Wood Mackenzie vice president Ann-Louise Hittle said: “After the initial OPEC session on 30 November, without its non-OPEC partners, signs of discord pointed to doom for the concept of a simple rollover of current levels of production restraint of 7.7 million b/d. Under the April OPEC+ agreement, that restraint was due to ease to a 5.8 million b/d cut on 1 January 2021.
“During November, the idea of delaying that easing in production restraint took hold. This reflected widespread concerns that weaker-than-expected global demand would lead to a large oversupply in the first quarter, unless OPEC+ held back from the nearly 2 million b/d planned increase.”
The OPEC+ Joint Ministerial Monitoring Committee (JMMC) will meet in January to consider if the 500,000 b/d cut in restraint should be continued for February, or possibly doubled.
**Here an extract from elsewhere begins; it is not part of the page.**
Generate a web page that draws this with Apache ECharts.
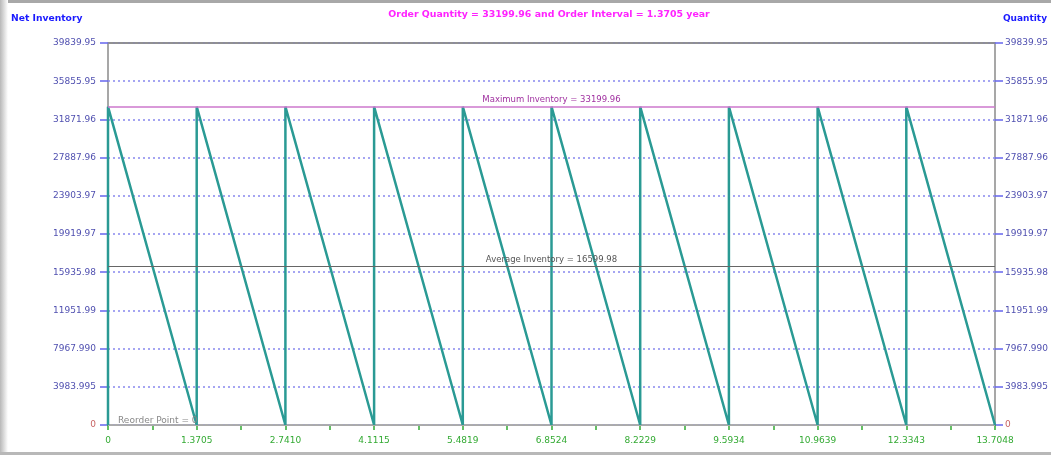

Hittle said: “This week’s compromise reflects a determination to avoid a repeat of the price war in March and April this year.
“The compromise agreement, if continued through February and March by adding 0.5 million b/d to each of these months on top of the previous month’s increase, leads to an oversupply of 1.6 million b/d for Q1 2021.
“We expect Brent to hold a floor near US$40 per barrel in January and average at least US$45 per barrel for the month with this agreement.”
Ihsan Ismaael said in an oil ministry statement that oil prices are expected to rise in the first quarter 2021 but cautioned about their current trajectory.
Iraq has failed to stick to its oil production quota for most of this year, but has vowed to implement compensation cuts to make up for overproduction.
Iraq’s federal November crude exports, excluding those from the semiautonomous Kurdistan region, fell six per cent month on month to 2.709 million b/d, likely improving compliance with its OPEC+ quota, according to provisional data released by the country’s oil ministry Dec. 1. The ministry did not publish production figures.
Iraq has a production quota of 3.804 million b/d and had agreed to implement “compensation cuts” of 203,000 b/d below that in September and 165,000 b/d for October to December for its excess production from May to August.
Iraq plans to start exporting next year a new type of crude, Basrah Medium, in addition to the current grades of Basrah Light and Basrah Heavy, the minister said. In early November, the State Oil Marketing Organization notified customers that it was introducing this new grade to split Basrah Light into two crudes to support the stability of its oil export streams.
Iraq has also received interest from buyers for its proposal for a crude supply contract that include a partial prepayment for the oil supplied, the minister said. SOMO has received replies from more than one buyer, he added. SOMO is proposing selling 4 million barrels a month over a five-year period, with prepayment for the first year of supply.
Iraq plans to base its 2021 oil budget on a price of $42/b, the minister said. The country’s parliament is expected to start debating this month the budget draft bill. Iraq did not have a budget for 2020 due to a change in government.